Clingstone Vs Freestone Peaches: The Texture Difference Explained

Fresh, seasonal peaches are some of summer's most beloved treats. When the weather is at its hottest, peaches are ready for picking. Sweet, juicy, and tart, they are a beloved and highly cherished fruit for eating right off the tree or in dozens of sweet and savory recipes. Famous in places like Georgia, South Carolina, and California, peaches can be and are grown in many states across America. They are characterized by their fuzzy skin and the large pit in the middle, making them one of several fruits known as stone fruits.

If you're a fan of peaches, you've likely observed that occasionally, the sweet flesh separates from the pit effortlessly upon cutting or biting, leaving the pit completely clean. Yet, there are instances when the fruit clings to the pit like super glue got a hold of it. What gives? Most of the time, this has little to do with ripeness and everything to do with whether the peach is categorized as a clingstone or freestone. You can't tell the difference just by appearance, so you'll only know which one you've got once you reach the pit. However, the ease with which the flesh detaches from the pit isn't the only differing factor between these varieties. One tends to be juicier, while the other appeals to those who prefer a firm fruit.
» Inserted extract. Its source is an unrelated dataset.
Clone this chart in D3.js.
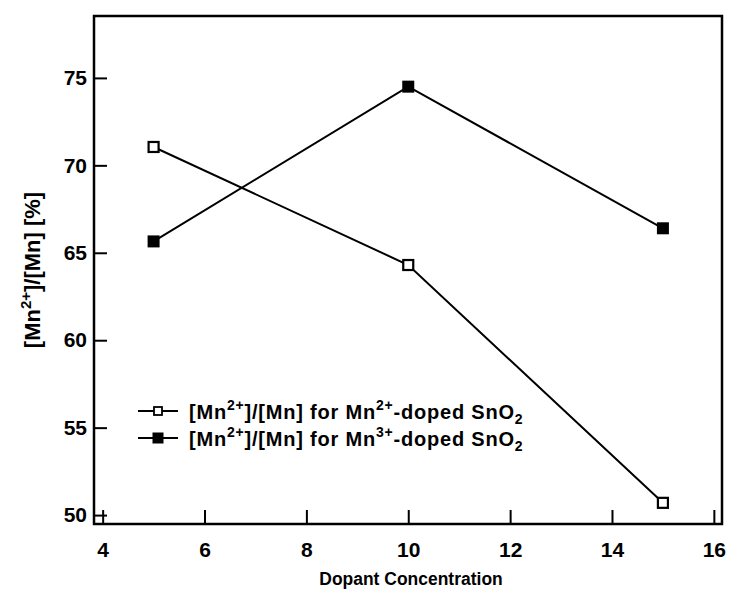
<!DOCTYPE html>
<html>
<head>
<meta charset="utf-8">
<script src="https://cdn.jsdelivr.net/npm/d3@7"></script>
<style>
  body { margin: 0; background: #fff; }
  svg text { font-family: "Liberation Sans", Arial, sans-serif; font-weight: bold; fill: #000; }
</style>
</head>
<body>
<svg id="chart" width="729" height="602"></svg>
<script>
'use strict';

// data
const dopant = [5, 10, 15];
const mn2Doped = [71.05, 64.3, 50.7];   // open squares
const mn3Doped = [65.65, 74.5, 66.4];   // filled squares
const xTicks = [4, 6, 8, 10, 12, 14, 16];
const yTicks = [50, 55, 60, 65, 70, 75];

const box = { left: 94, right: 722, top: 16, bottom: 524 };

const svg = d3.select('#chart');

const x = d3.scaleLinear().domain([3.83, 16.16]).range([box.left, box.right]);
const y = d3.scaleLinear().domain([49.49, 78.54]).range([box.bottom, box.top]);

// frame
svg.append('rect')
	.attr('x', box.left).attr('y', box.top)
	.attr('width', box.right - box.left).attr('height', box.bottom - box.top)
	.attr('fill', 'none').attr('stroke', '#000').attr('stroke-width', 2.5);

// x axis, ticks inward
const xAxis = svg.append('g')
	.attr('transform', `translate(0,${box.bottom})`)
	.call(d3.axisBottom(x).tickValues(xTicks).tickSizeInner(-14).tickSizeOuter(0).tickPadding(18));
xAxis.select('.domain').remove();
xAxis.selectAll('line').attr('stroke-width', 2);
xAxis.selectAll('text').style('font-size', '21px');

// y axis, ticks inward
const yAxis = svg.append('g')
	.attr('transform', `translate(${box.left},0)`)
	.call(d3.axisLeft(y).tickValues(yTicks).tickSizeInner(-13).tickSizeOuter(0).tickPadding(7));
yAxis.select('.domain').remove();
yAxis.selectAll('line').attr('stroke-width', 2);
yAxis.selectAll('text').style('font-size', '21px');

// axis titles
svg.append('text')
	.attr('transform', 'translate(411,585) scale(0.92,1)')
	.attr('text-anchor', 'middle')
	.style('font-size', '19px')
	.text('Dopant Concentration');

const yTitle = svg.append('text')
	.attr('transform', 'translate(40,270) rotate(-90)')
	.attr('text-anchor', 'middle')
	.style('font-size', '22px');
yTitle.append('tspan').text('[Mn');
yTitle.append('tspan').attr('dy', -9).style('font-size', '15px').text('2+');
yTitle.append('tspan').attr('dy', 9).text(']/[Mn] [%]');

// series
const series = [
	{ values: mn2Doped, filled: false, ion: '2+' },
	{ values: mn3Doped, filled: true, ion: '3+' }
];

const line = d3.line()
	.x(d => x(d[0]))
	.y(d => y(d[1]));

series.forEach(s => {
	const pts = dopant.map((d, i) => [d, s.values[i]]);
	svg.append('path')
		.attr('d', line(pts))
		.attr('fill', 'none')
		.attr('stroke', '#000')
		.attr('stroke-width', 2);

	const size = s.filled ? 12 : 10;
	svg.selectAll(null)
		.data(pts)
		.enter().append('rect')
		.attr('x', d => x(d[0]) - size / 2)
		.attr('y', d => y(d[1]) - size / 2)
		.attr('width', size).attr('height', size)
		.attr('fill', s.filled ? '#000' : '#fff')
		.attr('stroke', '#000')
		.attr('stroke-width', s.filled ? 0 : 2.2);
});

// legend
const legend = svg.append('g');
series.forEach((s, i) => {
	const ly = 411 + i * 27;
	legend.append('line')
		.attr('x1', 138).attr('x2', 178)
		.attr('y1', ly).attr('y2', ly)
		.attr('stroke', '#000').attr('stroke-width', 2);
	const size = s.filled ? 11 : 8;
	legend.append('rect')
		.attr('x', 158 - size / 2).attr('y', ly - size / 2)
		.attr('width', size).attr('height', size)
		.attr('fill', s.filled ? '#000' : '#fff')
		.attr('stroke', '#000')
		.attr('stroke-width', s.filled ? 0 : 1.8);

	const t = legend.append('text')
		.attr('x', 189).attr('y', ly + 8)
		.style('font-size', '20px')
		.style('letter-spacing', '0.8px');
	t.append('tspan').text('[Mn');
	t.append('tspan').attr('dy', -9).style('font-size', '14px').text('2+');
	t.append('tspan').attr('dy', 9).text(']/[Mn] for Mn');
	t.append('tspan').attr('dy', -9).style('font-size', '14px').text(s.ion);
	t.append('tspan').attr('dy', 9).text('-doped SnO');
	t.append('tspan').attr('dy', 5).style('font-size', '14px').text('2');
});
</script>
</body>
</html>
The succulent world of clingstone peaches

As the name implies, clingstone peaches are the variety in which the peach flesh clings to the pit, or stone. They tend to have very soft flesh and a lot of juice. If you ever bite into a peach and juice immediately begins to run down your chin or hand, you've probably picked up a clingstone. In general, clingstone peaches are smaller than freestones and as early bloomers, they will be among the first peaches available in markets at the onset of the peach season.
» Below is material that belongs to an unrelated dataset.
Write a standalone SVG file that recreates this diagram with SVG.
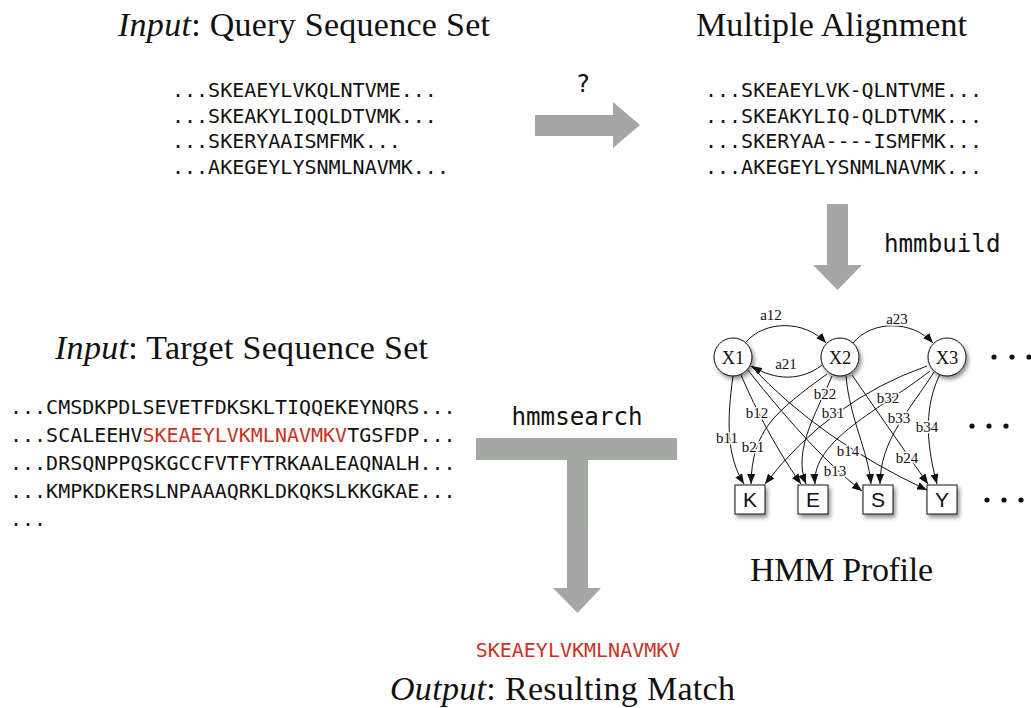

The way they adhere to the pit, making them challenging to slice cleanly, makes clingstone peaches ideal for eating fresh. That said, they are among the sweetest of peaches, so they're also a great choice for sweet desserts and jams. It's just going to take a little elbow grease to release the hold the flesh has on the pits. There are dozens of varieties of peaches, and most of them are not classified as clingstones. At supermarkets, it's going to be very difficult to find out which kind of peach is being sold, but farmers' market purveyors and private growers should be able to tell you about the variety and whether it's a clingstone.

The sweet freedom of freestone peaches

Lots of people tend to prefer freestone peaches because they're easy to eat and cut. The peach flesh simply comes right off the pit with much less effort than that of clingstones. Fortunately, most varieties fall into the freestone category. The fruit of a freestone peach is going to be a little firmer and less juicy than a clingstone peach, but it should still be just as sweet and delicious. Freestones, like their clingstone counterparts, are suitable for both eating fresh and using in cooking or baking. In terms of superiority, what truly counts is the ripeness of a peach. If you're planning to bake half a dozen peach cobblers and are partial to freestones, but stumble upon clingstones that smell, look, and taste better, choose the latter. They might be more difficult to process, but always prioritizing the better flavor will prove to be worth it in the end.

Freestones are likely to be more abundant as the peach season progresses, unlike clingstones that appear early. This, of course, depends on factors such as variety, location, and crop health. Regardless of the stone type, if you love peaches, choose them based on your sense of smell, sight, and touch. A fresh, ripe peach should have a gorgeous aroma, very little to no green skin, and the flesh shouldn't be rock hard. Fruit clinging to the pit is an insignificant price to pay for a perfectly sweet peach.